▶ _REQUIRED TASK_: Return each line of the data below verbatim; pictures are to be left out.
"""
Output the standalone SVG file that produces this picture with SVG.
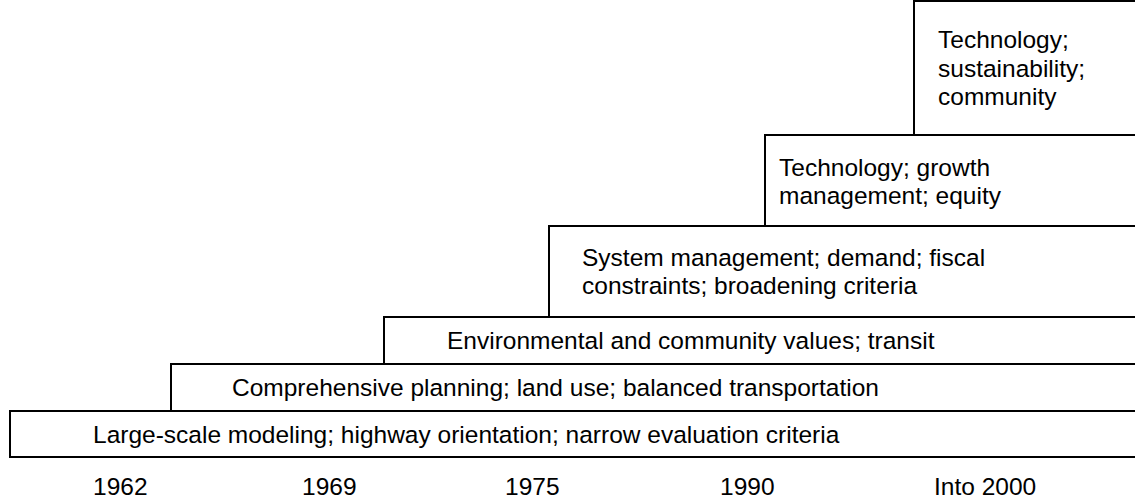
<svg xmlns="http://www.w3.org/2000/svg" width="1135" height="503" viewBox="0 0 1135 503">
<style>
.box{fill:#fff;stroke:#000;stroke-width:2}
text{font-family:"Liberation Sans",Arial,sans-serif;font-size:24.5px;fill:#000}
</style>
<rect width="1135" height="503" fill="#fff"/>
<g id="era6"><rect class="box" x="914" y="1" width="230" height="134"/>
<text x="938" y="48">Technology;</text><text x="938" y="77">sustainability;</text><text x="938" y="105">community</text></g>
<g id="era5"><rect class="box" x="765" y="135" width="380" height="91"/>
<text x="779" y="176">Technology; growth</text><text x="779" y="204">management; equity</text></g>
<g id="era4"><rect class="box" x="549" y="226" width="600" height="91"/>
<text x="582" y="266">System management; demand; fiscal</text><text x="582" y="294">constraints; broadening criteria</text></g>
<g id="era3"><rect class="box" x="384" y="317" width="800" height="47"/>
<text x="447" y="349">Environmental and community values; transit</text></g>
<g id="era2"><rect class="box" x="171" y="364" width="1000" height="47"/>
<text x="232" y="396">Comprehensive planning; land use; balanced transportation</text></g>
<g id="era1"><rect class="box" x="10" y="411" width="1200" height="46"/>
<text x="93" y="443">Large-scale modeling; highway orientation; narrow evaluation criteria</text></g>
<g id="years">
<text x="93" y="495">1962</text><text x="302" y="495">1969</text><text x="505" y="495">1975</text><text x="720" y="495">1990</text><text x="934" y="495">Into 2000</text>
</g>
<g id="connectors"/>
</svg>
"""
▶ _SOLUTION FOR THIS TASK_:
Output the standalone SVG file that produces this picture with SVG.
<svg xmlns="http://www.w3.org/2000/svg" width="1135" height="503" viewBox="0 0 1135 503">
<style>
.box{fill:#fff;stroke:#000;stroke-width:2}
text{font-family:"Liberation Sans",Arial,sans-serif;font-size:24.5px;fill:#000}
</style>
<rect width="1135" height="503" fill="#fff"/>
<g id="era6"><rect class="box" x="914" y="1" width="230" height="134"/>
<text x="938" y="48">Technology;</text><text x="938" y="77">sustainability;</text><text x="938" y="105">community</text></g>
<g id="era5"><rect class="box" x="765" y="135" width="380" height="91"/>
<text x="779" y="176">Technology; growth</text><text x="779" y="204">management; equity</text></g>
<g id="era4"><rect class="box" x="549" y="226" width="600" height="91"/>
<text x="582" y="266">System management; demand; fiscal</text><text x="582" y="294">constraints; broadening criteria</text></g>
<g id="era3"><rect class="box" x="384" y="317" width="800" height="47"/>
<text x="447" y="349">Environmental and community values; transit</text></g>
<g id="era2"><rect class="box" x="171" y="364" width="1000" height="47"/>
<text x="232" y="396">Comprehensive planning; land use; balanced transportation</text></g>
<g id="era1"><rect class="box" x="10" y="411" width="1200" height="46"/>
<text x="93" y="443">Large-scale modeling; highway orientation; narrow evaluation criteria</text></g>
<g id="years">
<text x="93" y="495">1962</text><text x="302" y="495">1969</text><text x="505" y="495">1975</text><text x="720" y="495">1990</text><text x="934" y="495">Into 2000</text>
</g>
<g id="connectors"/>
</svg>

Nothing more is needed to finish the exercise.